How can this sort of attack be countered? The key point is to remove amplification wherever possible—in this case, DNS servers seem like a likely point at which the amplification attack can be cut down to size. But how? RFC7873, DNS Cookies, published in May of 2016, provides a weak authentication mechanism to reduce the effectiveness of DNS as an amplification platform.

Essentially, this RFC specifies that each DNS query should include a cookie, or what might be called a nonce. This cookie is calculated using a consistent algorithm (a hash) computed based on several items, such as the IP address of the client (sender), the IP address of the server, etc. The idea is this: the first time a host queries a DNS server, it will send a client cookie. The server can respond with an error, simply ignore the request, or respond with a DNS packet containing the server’s cookie. The rate at which the server hands the cookies out can be rather limited; assuming clients can cache the server’s cookie as well as previous DNS records retrieved from the server, the additional rate limiting should have very little impact on the host’s operation. The next time the client sends a request, it will include this server cookie. The server, on seeing a valid cookie, will reply to the request as normal.

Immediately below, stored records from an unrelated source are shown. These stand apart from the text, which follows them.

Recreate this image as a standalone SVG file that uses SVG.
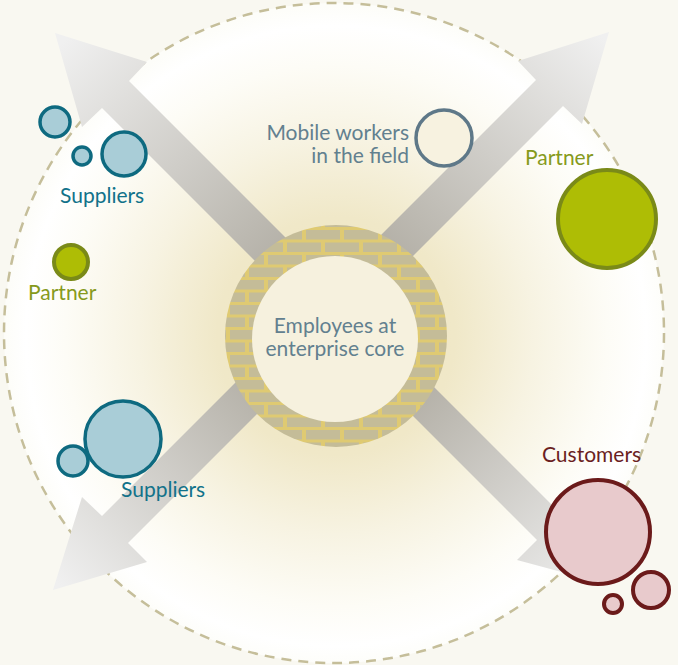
<svg xmlns="http://www.w3.org/2000/svg" width="678" height="665" viewBox="0 0 678 665">
<defs>
<style>
.lbl{font-family:"Lato","Liberation Sans",Arial,sans-serif;font-size:21px}
.sup{fill:#a9cdd7;stroke:#0e6a80;stroke-width:3.5}
.supt{fill:#12728a}
.par{fill:#aebd05;stroke:#7a8a18;stroke-width:4}
.part{fill:#869a1c}
.cus{fill:#e8cacc;stroke:#6b1a1a;stroke-width:4}
</style>
<radialGradient id="glow" cx="336" cy="336" r="330" gradientUnits="userSpaceOnUse">
<stop offset="0" stop-color="#efe6c0"/>
<stop offset="0.36" stop-color="#f0e8c8"/>
<stop offset="0.6" stop-color="#f7f3e2"/>
<stop offset="0.82" stop-color="#fdfcf6"/>
<stop offset="0.94" stop-color="#ffffff"/>
<stop offset="1" stop-color="#fdfdf9"/>
</radialGradient>
<linearGradient id="gUL" gradientUnits="userSpaceOnUse" x1="290" y1="290" x2="60" y2="45">
<stop offset="0" stop-color="#aeaaa0"/><stop offset="1" stop-color="#f0f0f0"/>
</linearGradient>
<linearGradient id="gUR" gradientUnits="userSpaceOnUse" x1="385" y1="285" x2="605" y2="40">
<stop offset="0" stop-color="#aeaaa0"/><stop offset="1" stop-color="#f0f0f0"/>
</linearGradient>
<linearGradient id="gLL" gradientUnits="userSpaceOnUse" x1="285" y1="370" x2="60" y2="585">
<stop offset="0" stop-color="#aeaaa0"/><stop offset="1" stop-color="#f0f0f0"/>
</linearGradient>
<linearGradient id="gLR" gradientUnits="userSpaceOnUse" x1="400" y1="370" x2="600" y2="580">
<stop offset="0" stop-color="#aeaaa0"/><stop offset="1" stop-color="#eeeeee"/>
</linearGradient>
<pattern id="bricks" patternUnits="userSpaceOnUse" x="0" y="228" width="38" height="25">
<rect width="38" height="25" fill="#dfca72"/>
<rect x="2" y="2" width="34" height="9.5" fill="#c4bc98"/>
<rect x="-17" y="14.5" width="34" height="9.5" fill="#c4bc98"/>
<rect x="21" y="14.5" width="34" height="9.5" fill="#c4bc98"/>
</pattern>
</defs>
<rect width="678" height="665" fill="#f9f8f1"/>
<circle cx="334" cy="333" r="330" fill="url(#glow)"/>
<circle cx="334" cy="333" r="330" fill="none" stroke="#c5be9a" stroke-width="2.5" stroke-dasharray="10 7"/>
<g id="connectors">
<polygon points="55,33 147,62 129,81 300,252 272,278 102,108 82,127" fill="url(#gUL)"/>
<polygon points="609,32 582,124 563,106 398,271 370,246 536,80 518,61" fill="url(#gUR)"/>
<polygon points="53,590 82,497 102,516 265,353 290,381 128,543 147,562" fill="url(#gLL)"/>
<polygon points="400,353 562,515 582,495 606,584 517,560 537,540 375,378" fill="url(#gLR)"/>
</g>
<g id="core">
<circle cx="336" cy="336" r="111" fill="url(#bricks)"/>
<circle cx="335" cy="339" r="83" fill="#f6f1de"/>
<text class="lbl" x="335" y="333" text-anchor="middle" fill="#62808f">Employees at</text>
<text class="lbl" x="335" y="356" text-anchor="middle" fill="#62808f">enterprise core</text>
</g>
<g id="mobile-workers">
<circle cx="444" cy="138" r="28" fill="#f7f2e0" stroke="#5e7888" stroke-width="3.5"/>
<text class="lbl" x="409" y="140" text-anchor="end" fill="#62808f">Mobile workers</text>
<text class="lbl" x="409" y="163" text-anchor="end" fill="#62808f">in the field</text>
</g>
<g id="suppliers-top">
<circle class="sup" cx="55" cy="122" r="15"/>
<circle class="sup" cx="82" cy="156" r="9"/>
<circle class="sup" cx="124" cy="154" r="22"/>
<text class="lbl supt" x="60" y="203">Suppliers</text>
</g>
<g id="partner-left">
<circle class="par" cx="71" cy="262" r="17"/>
<text class="lbl part" x="28" y="300">Partner</text>
</g>
<g id="partner-right">
<circle class="par" cx="607" cy="219" r="49"/>
<text class="lbl part" x="525" y="165">Partner</text>
</g>
<g id="suppliers-bottom">
<circle class="sup" cx="123" cy="439" r="38"/>
<circle class="sup" cx="73" cy="461" r="15"/>
<text class="lbl supt" x="121" y="497">Suppliers</text>
</g>
<g id="customers">
<circle class="cus" cx="598" cy="532" r="52"/>
<circle class="cus" cx="651" cy="590" r="18"/>
<circle class="cus" cx="613" cy="604" r="9"/>
<text class="lbl" x="542" y="462" fill="#6b1f1f">Customers</text>
</g>
</svg>
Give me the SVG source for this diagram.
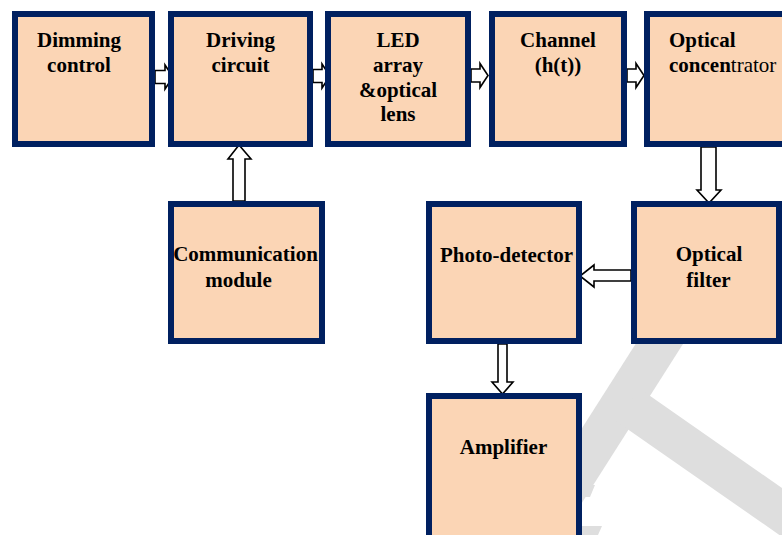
<svg xmlns="http://www.w3.org/2000/svg" width="782" height="535" viewBox="0 0 782 535">
<style>
.box{fill:#FBD5B5;stroke:#002060;stroke-width:6}
.t{font-family:"Liberation Serif","Times New Roman",serif;font-size:21px;font-weight:bold;fill:#000;text-anchor:middle}
.r{font-weight:normal}
.arr{fill:#fff;stroke:#000;stroke-width:1.6;stroke-linejoin:miter}
.wm{stroke:#dedede;stroke-width:40;fill:none;stroke-linecap:butt}
</style>
<rect width="782" height="535" fill="#fff"/>
<g id="watermark">
<line class="wm" x1="700" y1="280" x2="560" y2="500"/>
<path class="wm" d="M628 405 L800 525"/>
<polygon points="582,485 595,485 590,497 582,497" fill="#dedede"/>
<polygon points="582,526 602,526 598,535 582,535" fill="#dedede"/>
</g>
<g id="connectors">
<path class="arr" d="M155 70.5 H165 V65 L173 77 L165 89 V83.5 H155 Z"/>
<path class="arr" d="M313 69.5 H322 V64 L330 76 L322 88 V82.5 H313 Z"/>
<path class="arr" d="M471 69 H480 V63.5 L488 75.5 L480 87.5 V82 H471 Z"/>
<path class="arr" d="M627 69 H636 V63.5 L644 75.5 L636 87.5 V82 H627 Z"/>
<path class="arr" d="M233 201 V159 H228 L239 145 L251 159 H245 V201 Z"/>
<path class="arr" d="M701 147 V190 H697 L709 203 L721 190 H716 V147 Z"/>
<path class="arr" d="M631 270 H594 V265 L580 276 L594 287 V281 H631 Z"/>
<path class="arr" d="M498 344 V382 H492 L502.5 394 L513 382 H507 V344 Z"/>
</g>
<g id="dimming"><rect class="box" x="15" y="14" width="137" height="130"/>
<text class="t" x="79" y="47">Dimming</text><text class="t" x="79" y="72">control</text></g>
<g id="driving"><rect class="box" x="171" y="14" width="139" height="130"/>
<text class="t" x="240.5" y="47">Driving</text><text class="t" x="240.5" y="72">circuit</text></g>
<g id="led"><rect class="box" x="328" y="14" width="140" height="130"/>
<text class="t" x="398" y="47">LED</text><text class="t" x="398" y="72">array</text><text class="t" x="398" y="97">&amp;optical</text><text class="t" x="398" y="121">lens</text></g>
<g id="channel"><rect class="box" x="492" y="14" width="132" height="130"/>
<text class="t" x="558" y="47">Channel</text><text class="t" x="558" y="72">(h(t))</text></g>
<g id="concentrator"><rect class="box" x="647" y="14" width="145" height="130"/>
<text class="t" x="669" y="47" style="text-anchor:start">Optical</text><text class="t" x="669" y="72" style="text-anchor:start">concen<tspan class="r">trator</tspan></text></g>
<g id="communication"><rect class="box" x="171" y="204" width="151" height="137"/>
<text class="t" x="245.5" y="261">Communication</text><text class="t" x="238.5" y="287">module</text></g>
<g id="photodetector"><rect class="box" x="429" y="204" width="150" height="137"/>
<text class="t" x="506.5" y="262">Photo-detector</text></g>
<g id="filter"><rect class="box" x="634" y="204" width="145" height="137"/>
<text class="t" x="709" y="261">Optical</text><text class="t" x="708.5" y="287">filter</text></g>
<g id="amplifier"><rect class="box" x="429" y="396" width="150" height="150"/>
<text class="t" x="503.5" y="454">Amplifier</text></g>
</svg>
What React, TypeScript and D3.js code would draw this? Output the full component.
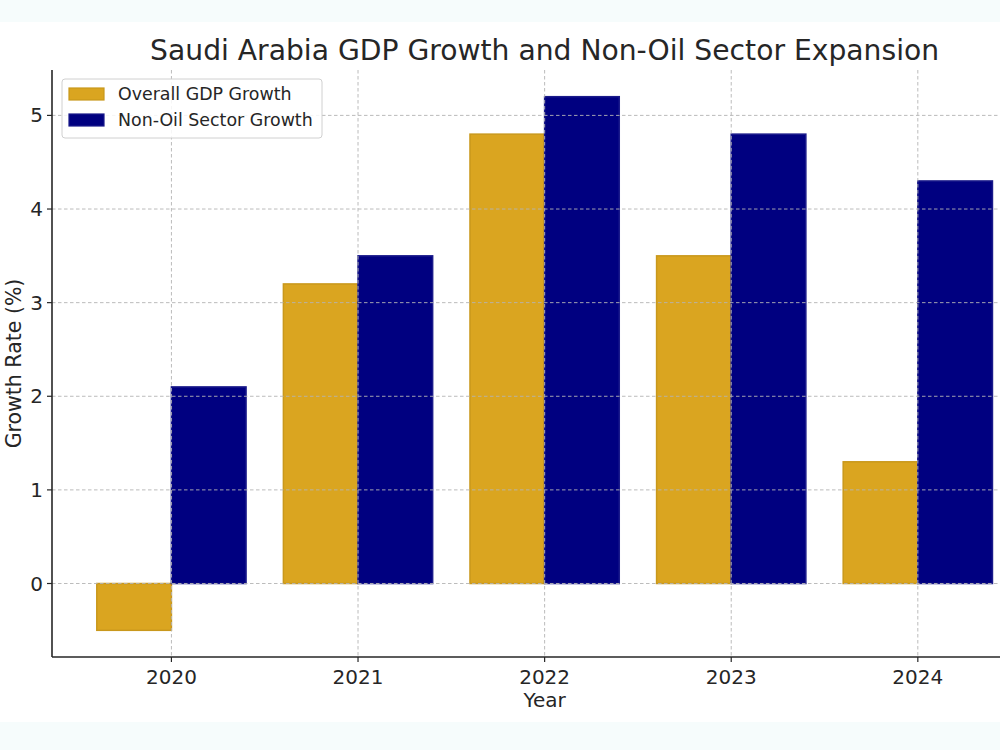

The figure below illustrates.

dns-cookies-02

This process accomplishes two things:

  • Rate limiting responses to “cookie requests” effectively caps the speed at which any given client can send packets with a forged source address to the server and expect a reply. It doesn’t matter how fast the attacker sends packets, it will only receive a cookie making it possible to send a valid request on an infrequent basis.
  • Given the attacker will not be able to successfully forge a cookie for the target, the only thing the attacker can force the DNS server to send to the target is a (purposefully) short error message. These error messages will have nowhere near the impact of the carefully chosen large TXT (and other) records.

This is, as the draft says, a “weak protection,” but it is enough to remove DNS servers out of the realm of “easy targets” for amplification duty in DDoS attacks.